◆ **Brief**:
Work through the data line by line, gathering every line that has the word "with".

◆ **Given data**:
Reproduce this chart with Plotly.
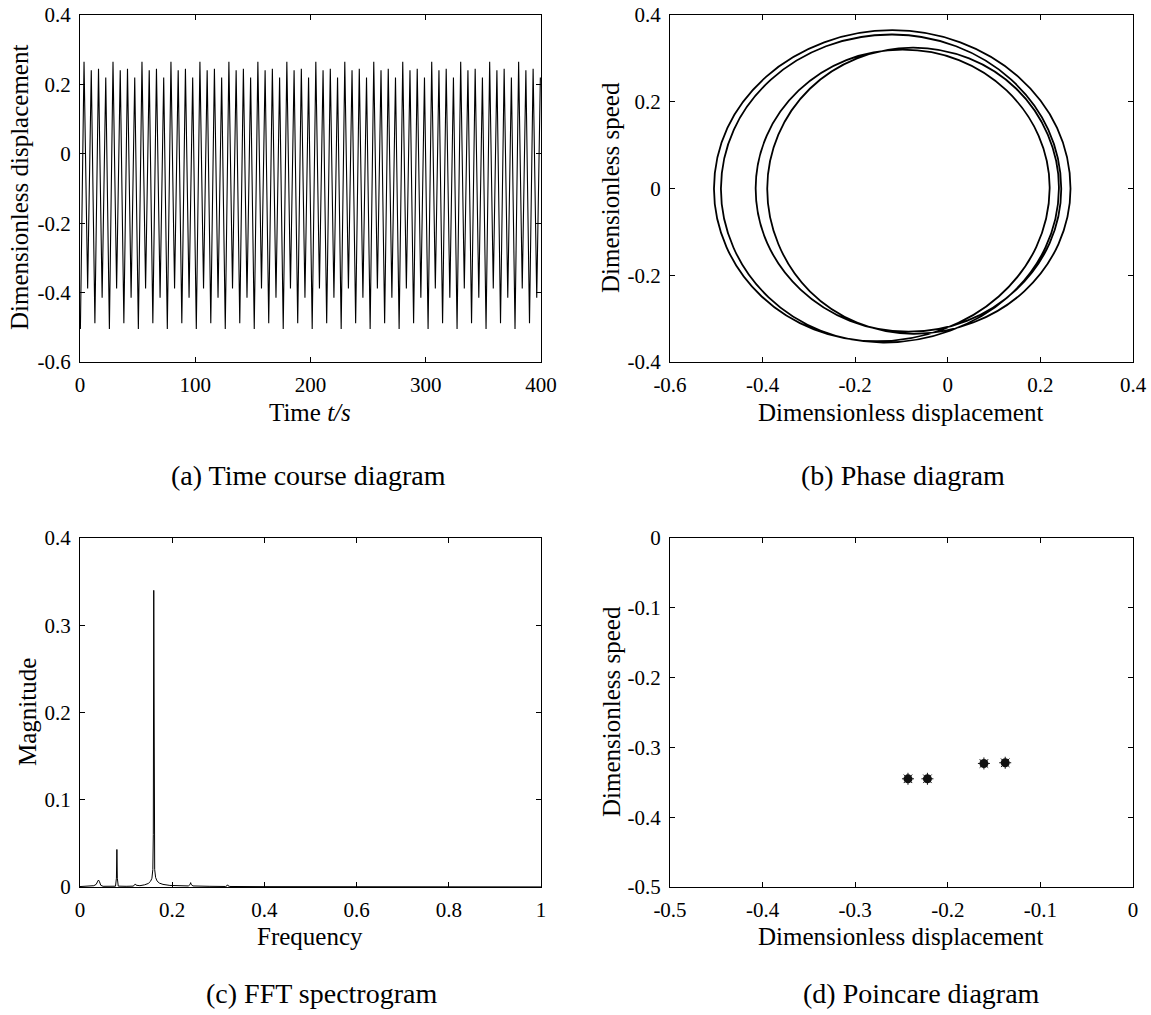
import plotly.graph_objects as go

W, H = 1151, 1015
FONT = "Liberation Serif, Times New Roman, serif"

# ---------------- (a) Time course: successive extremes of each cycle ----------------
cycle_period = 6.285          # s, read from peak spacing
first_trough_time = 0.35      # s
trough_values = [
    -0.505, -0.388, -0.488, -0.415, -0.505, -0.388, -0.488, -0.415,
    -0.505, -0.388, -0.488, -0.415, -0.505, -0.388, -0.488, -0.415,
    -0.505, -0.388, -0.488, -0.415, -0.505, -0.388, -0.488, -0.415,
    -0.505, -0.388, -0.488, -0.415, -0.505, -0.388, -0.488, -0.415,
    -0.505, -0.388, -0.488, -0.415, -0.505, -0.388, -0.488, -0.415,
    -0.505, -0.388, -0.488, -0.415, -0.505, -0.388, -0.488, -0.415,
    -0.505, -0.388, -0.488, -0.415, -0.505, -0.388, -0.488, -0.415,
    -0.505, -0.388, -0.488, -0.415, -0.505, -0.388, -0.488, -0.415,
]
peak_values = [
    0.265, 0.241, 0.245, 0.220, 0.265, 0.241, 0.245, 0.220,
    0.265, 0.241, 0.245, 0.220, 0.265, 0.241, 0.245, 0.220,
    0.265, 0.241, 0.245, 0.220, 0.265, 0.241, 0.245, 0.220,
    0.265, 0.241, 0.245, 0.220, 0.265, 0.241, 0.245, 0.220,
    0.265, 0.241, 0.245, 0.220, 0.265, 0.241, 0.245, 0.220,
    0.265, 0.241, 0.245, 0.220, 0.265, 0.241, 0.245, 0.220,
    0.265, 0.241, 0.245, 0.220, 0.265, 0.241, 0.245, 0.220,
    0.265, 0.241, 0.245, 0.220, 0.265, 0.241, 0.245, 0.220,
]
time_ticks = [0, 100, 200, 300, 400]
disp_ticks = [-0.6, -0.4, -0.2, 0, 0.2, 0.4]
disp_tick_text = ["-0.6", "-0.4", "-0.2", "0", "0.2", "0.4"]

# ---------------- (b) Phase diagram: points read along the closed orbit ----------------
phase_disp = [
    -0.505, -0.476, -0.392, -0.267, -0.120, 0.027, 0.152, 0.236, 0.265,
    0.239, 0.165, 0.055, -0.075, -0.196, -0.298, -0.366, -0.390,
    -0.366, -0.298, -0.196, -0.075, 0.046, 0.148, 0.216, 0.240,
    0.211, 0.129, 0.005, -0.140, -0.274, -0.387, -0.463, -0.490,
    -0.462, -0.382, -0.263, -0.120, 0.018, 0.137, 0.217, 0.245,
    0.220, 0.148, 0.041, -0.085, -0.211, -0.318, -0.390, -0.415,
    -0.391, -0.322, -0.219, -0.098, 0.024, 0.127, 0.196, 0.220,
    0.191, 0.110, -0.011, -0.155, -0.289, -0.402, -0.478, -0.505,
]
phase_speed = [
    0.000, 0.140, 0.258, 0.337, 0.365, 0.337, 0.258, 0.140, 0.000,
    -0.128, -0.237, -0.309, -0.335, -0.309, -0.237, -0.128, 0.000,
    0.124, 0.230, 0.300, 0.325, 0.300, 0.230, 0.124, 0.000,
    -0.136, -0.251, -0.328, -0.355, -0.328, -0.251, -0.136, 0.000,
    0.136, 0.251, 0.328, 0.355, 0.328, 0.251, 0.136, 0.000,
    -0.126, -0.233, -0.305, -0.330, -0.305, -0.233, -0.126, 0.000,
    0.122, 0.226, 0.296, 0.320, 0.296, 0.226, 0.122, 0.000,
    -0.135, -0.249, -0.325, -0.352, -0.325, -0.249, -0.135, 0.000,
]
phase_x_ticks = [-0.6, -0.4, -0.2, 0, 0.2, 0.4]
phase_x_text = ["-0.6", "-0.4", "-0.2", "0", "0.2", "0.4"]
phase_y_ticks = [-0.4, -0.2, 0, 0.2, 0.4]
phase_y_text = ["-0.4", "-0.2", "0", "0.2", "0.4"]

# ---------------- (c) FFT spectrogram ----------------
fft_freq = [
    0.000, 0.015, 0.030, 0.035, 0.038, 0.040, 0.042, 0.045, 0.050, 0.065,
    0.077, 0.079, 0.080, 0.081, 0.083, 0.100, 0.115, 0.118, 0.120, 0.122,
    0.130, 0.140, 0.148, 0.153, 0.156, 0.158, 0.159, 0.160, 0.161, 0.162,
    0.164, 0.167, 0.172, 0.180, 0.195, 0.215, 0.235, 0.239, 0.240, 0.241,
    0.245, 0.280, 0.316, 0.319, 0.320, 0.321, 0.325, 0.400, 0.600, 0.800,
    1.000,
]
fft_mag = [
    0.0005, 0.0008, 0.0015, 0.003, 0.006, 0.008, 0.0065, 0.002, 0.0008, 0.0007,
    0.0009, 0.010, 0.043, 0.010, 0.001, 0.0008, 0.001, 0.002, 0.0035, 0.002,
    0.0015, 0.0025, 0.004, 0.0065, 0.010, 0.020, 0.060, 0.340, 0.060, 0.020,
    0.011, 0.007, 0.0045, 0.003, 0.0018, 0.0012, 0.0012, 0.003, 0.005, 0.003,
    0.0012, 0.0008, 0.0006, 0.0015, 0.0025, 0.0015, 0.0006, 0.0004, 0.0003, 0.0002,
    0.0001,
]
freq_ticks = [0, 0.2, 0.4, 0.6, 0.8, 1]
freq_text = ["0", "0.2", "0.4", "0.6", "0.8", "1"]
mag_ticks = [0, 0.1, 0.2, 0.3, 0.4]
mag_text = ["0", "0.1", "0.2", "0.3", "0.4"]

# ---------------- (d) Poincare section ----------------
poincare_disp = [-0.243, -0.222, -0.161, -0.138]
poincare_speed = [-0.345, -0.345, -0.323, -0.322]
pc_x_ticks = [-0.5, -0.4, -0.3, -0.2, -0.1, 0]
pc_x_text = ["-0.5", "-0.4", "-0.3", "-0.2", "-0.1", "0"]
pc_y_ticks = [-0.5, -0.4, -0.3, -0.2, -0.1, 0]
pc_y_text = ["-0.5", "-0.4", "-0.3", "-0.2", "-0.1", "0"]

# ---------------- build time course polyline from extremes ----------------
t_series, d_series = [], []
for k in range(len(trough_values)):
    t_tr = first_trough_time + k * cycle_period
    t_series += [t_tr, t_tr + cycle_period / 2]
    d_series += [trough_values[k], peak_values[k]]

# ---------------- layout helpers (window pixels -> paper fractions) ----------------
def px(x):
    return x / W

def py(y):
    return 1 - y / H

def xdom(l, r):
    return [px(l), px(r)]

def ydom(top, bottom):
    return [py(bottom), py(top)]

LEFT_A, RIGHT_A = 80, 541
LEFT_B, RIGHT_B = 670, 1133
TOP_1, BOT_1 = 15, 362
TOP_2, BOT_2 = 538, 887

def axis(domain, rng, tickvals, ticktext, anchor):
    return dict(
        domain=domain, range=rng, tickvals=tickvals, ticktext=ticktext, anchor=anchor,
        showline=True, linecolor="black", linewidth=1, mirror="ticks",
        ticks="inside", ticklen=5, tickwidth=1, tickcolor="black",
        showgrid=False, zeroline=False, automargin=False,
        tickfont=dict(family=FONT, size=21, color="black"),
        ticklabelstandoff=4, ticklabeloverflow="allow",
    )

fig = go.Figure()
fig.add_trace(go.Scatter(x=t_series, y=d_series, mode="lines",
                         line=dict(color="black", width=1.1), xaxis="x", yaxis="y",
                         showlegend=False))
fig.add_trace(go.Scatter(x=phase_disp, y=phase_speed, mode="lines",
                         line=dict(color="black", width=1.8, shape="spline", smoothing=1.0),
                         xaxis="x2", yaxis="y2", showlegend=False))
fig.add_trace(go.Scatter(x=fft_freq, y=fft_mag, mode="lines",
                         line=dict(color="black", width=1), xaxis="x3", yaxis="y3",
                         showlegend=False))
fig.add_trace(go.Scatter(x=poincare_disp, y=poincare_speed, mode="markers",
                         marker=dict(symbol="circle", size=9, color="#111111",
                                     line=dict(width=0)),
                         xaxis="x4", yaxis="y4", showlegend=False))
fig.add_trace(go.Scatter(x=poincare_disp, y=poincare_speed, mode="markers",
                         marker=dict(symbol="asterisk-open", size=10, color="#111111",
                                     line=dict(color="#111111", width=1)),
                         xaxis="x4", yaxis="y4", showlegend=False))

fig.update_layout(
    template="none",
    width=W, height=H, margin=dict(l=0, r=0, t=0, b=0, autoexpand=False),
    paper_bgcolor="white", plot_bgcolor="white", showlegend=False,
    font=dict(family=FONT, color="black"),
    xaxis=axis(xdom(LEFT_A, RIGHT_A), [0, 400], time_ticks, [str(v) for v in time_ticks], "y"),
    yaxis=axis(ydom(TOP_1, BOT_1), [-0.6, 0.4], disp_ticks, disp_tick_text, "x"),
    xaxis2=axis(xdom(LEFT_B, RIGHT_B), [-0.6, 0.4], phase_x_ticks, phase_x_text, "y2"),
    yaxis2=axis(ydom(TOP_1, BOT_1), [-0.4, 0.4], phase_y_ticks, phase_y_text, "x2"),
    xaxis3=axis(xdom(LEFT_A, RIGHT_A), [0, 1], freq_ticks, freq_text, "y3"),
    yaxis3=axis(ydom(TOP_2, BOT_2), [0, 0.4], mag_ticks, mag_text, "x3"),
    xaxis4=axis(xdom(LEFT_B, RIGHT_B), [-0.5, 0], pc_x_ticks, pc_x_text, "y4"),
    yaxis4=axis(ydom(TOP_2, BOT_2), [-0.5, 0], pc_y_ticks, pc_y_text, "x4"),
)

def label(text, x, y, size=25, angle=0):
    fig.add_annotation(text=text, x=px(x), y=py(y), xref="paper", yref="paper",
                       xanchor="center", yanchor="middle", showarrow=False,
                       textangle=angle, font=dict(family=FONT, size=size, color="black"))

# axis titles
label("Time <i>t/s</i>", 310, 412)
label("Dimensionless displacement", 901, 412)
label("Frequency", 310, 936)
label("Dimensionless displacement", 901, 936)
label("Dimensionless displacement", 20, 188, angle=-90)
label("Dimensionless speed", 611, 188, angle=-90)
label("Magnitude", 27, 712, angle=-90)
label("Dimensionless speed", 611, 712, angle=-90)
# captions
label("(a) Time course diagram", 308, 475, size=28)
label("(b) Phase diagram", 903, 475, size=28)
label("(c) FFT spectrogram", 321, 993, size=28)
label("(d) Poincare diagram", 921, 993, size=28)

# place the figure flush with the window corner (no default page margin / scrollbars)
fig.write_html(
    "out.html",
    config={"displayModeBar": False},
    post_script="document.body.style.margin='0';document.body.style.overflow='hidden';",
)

◆ **Complete output**:
Reproduce this chart with Plotly.
# place the figure flush with the window corner (no default page margin / scrollbars)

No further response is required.